The U.S. Senate, by a vote of 74-25, agreed on Wednesday to limit debate and to proceed to discussion of S. 510, the Food and Drug Administration Food Safety Modernization Act. Fifteen Republicans voted to end the filibuster, while one Democrat voted against the motion. Majority Leader Harry Reid (D-NV) yesterday announced plans to hold a series of final votes on the bill when the Senate returns from the Thanksgiving holiday on November 29.
Two additional actions also helped to move the bill forward. Senator Dianne Feinstein (D-CA) withdrew her controversial amendment regarding the use of Bisphenol A, a compound used to make plastic and resins, and a compromise agreement was reached on Senator Jon Tester's (D-MT) amendment to exempt small farms.

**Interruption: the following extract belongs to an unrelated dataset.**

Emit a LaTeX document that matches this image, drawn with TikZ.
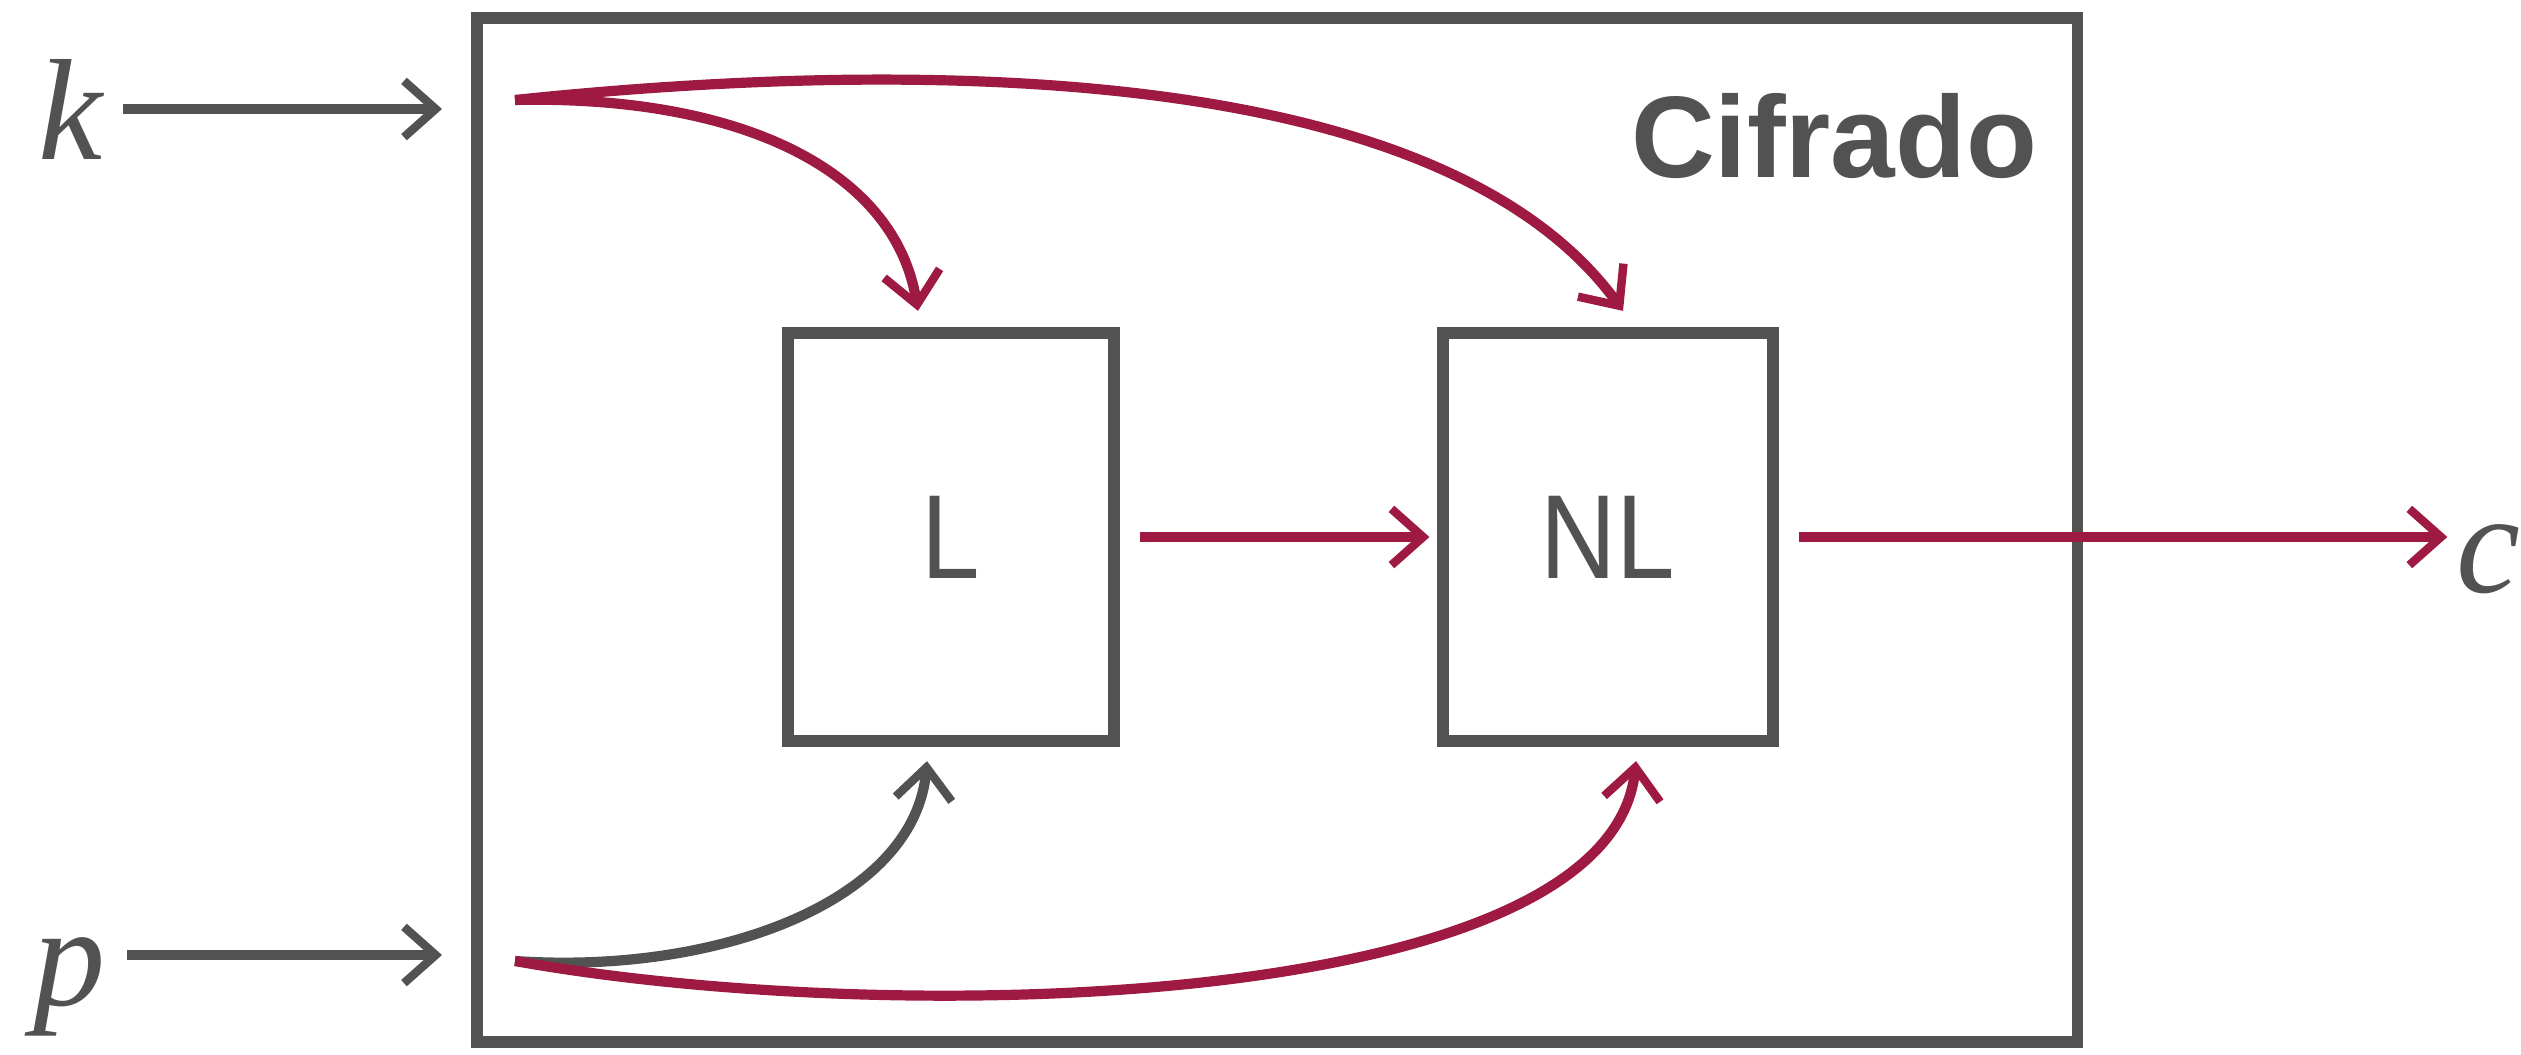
\documentclass[tikz,border=0pt]{standalone}
\usepackage{fontspec}
\setsansfont{Liberation Sans}
\newfontfamily\boxfont[FakeStretch=0.88]{Liberation Sans}
\newfontfamily\varfont{Liberation Serif}
\usetikzlibrary{arrows.meta}
\definecolor{dg}{RGB}{82,82,82}
\definecolor{rd}{RGB}{158,26,66}
\begin{document}
\begin{tikzpicture}[x=0.01cm,y=-0.01cm,
  box/.style={draw=dg,line width=3.4pt,inner sep=0pt,text=dg,font=\boxfont\fontsize{34}{34}\selectfont},
  var/.style={text=dg,inner sep=0pt,font=\varfont\itshape\fontsize{41}{41}\selectfont},
  tipb/.style={-{Straight Barb[length=9pt,width=16pt,line width=2.4pt]}},
  garrow/.style={tipb,draw=dg,line width=2.9pt},
  rarrow/.style={tipb,draw=rd,line width=2.9pt}]
\useasboundingbox (0,0) rectangle (2521,1055);
% boxes
\node[box,minimum width=16cm,minimum height=10.23cm] (enc) at (1277,530) {};
\node[box,minimum width=3.26cm,minimum height=4.08cm] (L) at (951,537) {L};
\node[box,minimum width=3.29cm,minimum height=4.08cm] (NL) at (1608,537) {NL};
\node[anchor=base east,inner sep=0pt,text=dg,font=\sffamily\bfseries\fontsize{33}{33}\selectfont] (title) at (2038,178) {Cifrado};
% variables
\node[var,anchor=base] (k) at (70,160) {k};
\node[var,anchor=base] (p) at (70,1005) {p};
\node[var,anchor=base] (c) at (2488,592) {c};
% coordinates
\coordinate (kend) at (442,109);
\coordinate (pend) at (442,955);
\coordinate (kin) at (515,100);
\coordinate (pin) at (515,961);
% input arrows
\draw[garrow] ([xshift=0.53cm]k.center |- kend) -- (kend);
\draw[garrow] ([xshift=0.57cm]p.center |- pend) -- (pend);
% key arrows
\draw[rarrow] (kin) .. controls (740,95) and (895,170) .. ([xshift=-0.33cm,yshift=0.16cm]L.north);
\draw[rarrow] (kin) .. controls (850,65) and (1430,45) .. ([xshift=0.15cm,yshift=0.16cm]NL.north);
% plaintext arrows
\draw[garrow] (pin) .. controls (720,975) and (915,900) .. ([xshift=-0.24cm,yshift=-0.14cm]L.south);
\draw[rarrow] (pin) .. controls (900,1030) and (1610,1010) .. ([xshift=0.28cm,yshift=-0.14cm]NL.south);
% middle
\draw[rarrow] ([xshift=0.2cm]L.east) -- ([xshift=-0.08cm]NL.west);
\draw[rarrow] ([xshift=0.2cm]NL.east) -- ([xshift=-0.08cm]c.west |- NL.east);
\end{tikzpicture}
\end{document}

The bill was originally introduced in March 2009 by Senator Dick Durbin (D-IL). In September of this year, a compromise package of changes was introduced by a bipartisan group of senators. The bill would enhance the powers of the FDA and recognize the Pasteurized Milk Ordinance (PMO) as a dairy inspection standard. IDFA, along with the National Milk Producers Federation, wrote a letter to congressional leaders in September supporting passage of the bill.
"If senators can resolve a few remaining issues and pass the bill, it is likely to be passed as is by the House of Representatives and sent to the President for his signature," said Jerry Slominski, IDFA senior vice president of legislative affairs and economic policy.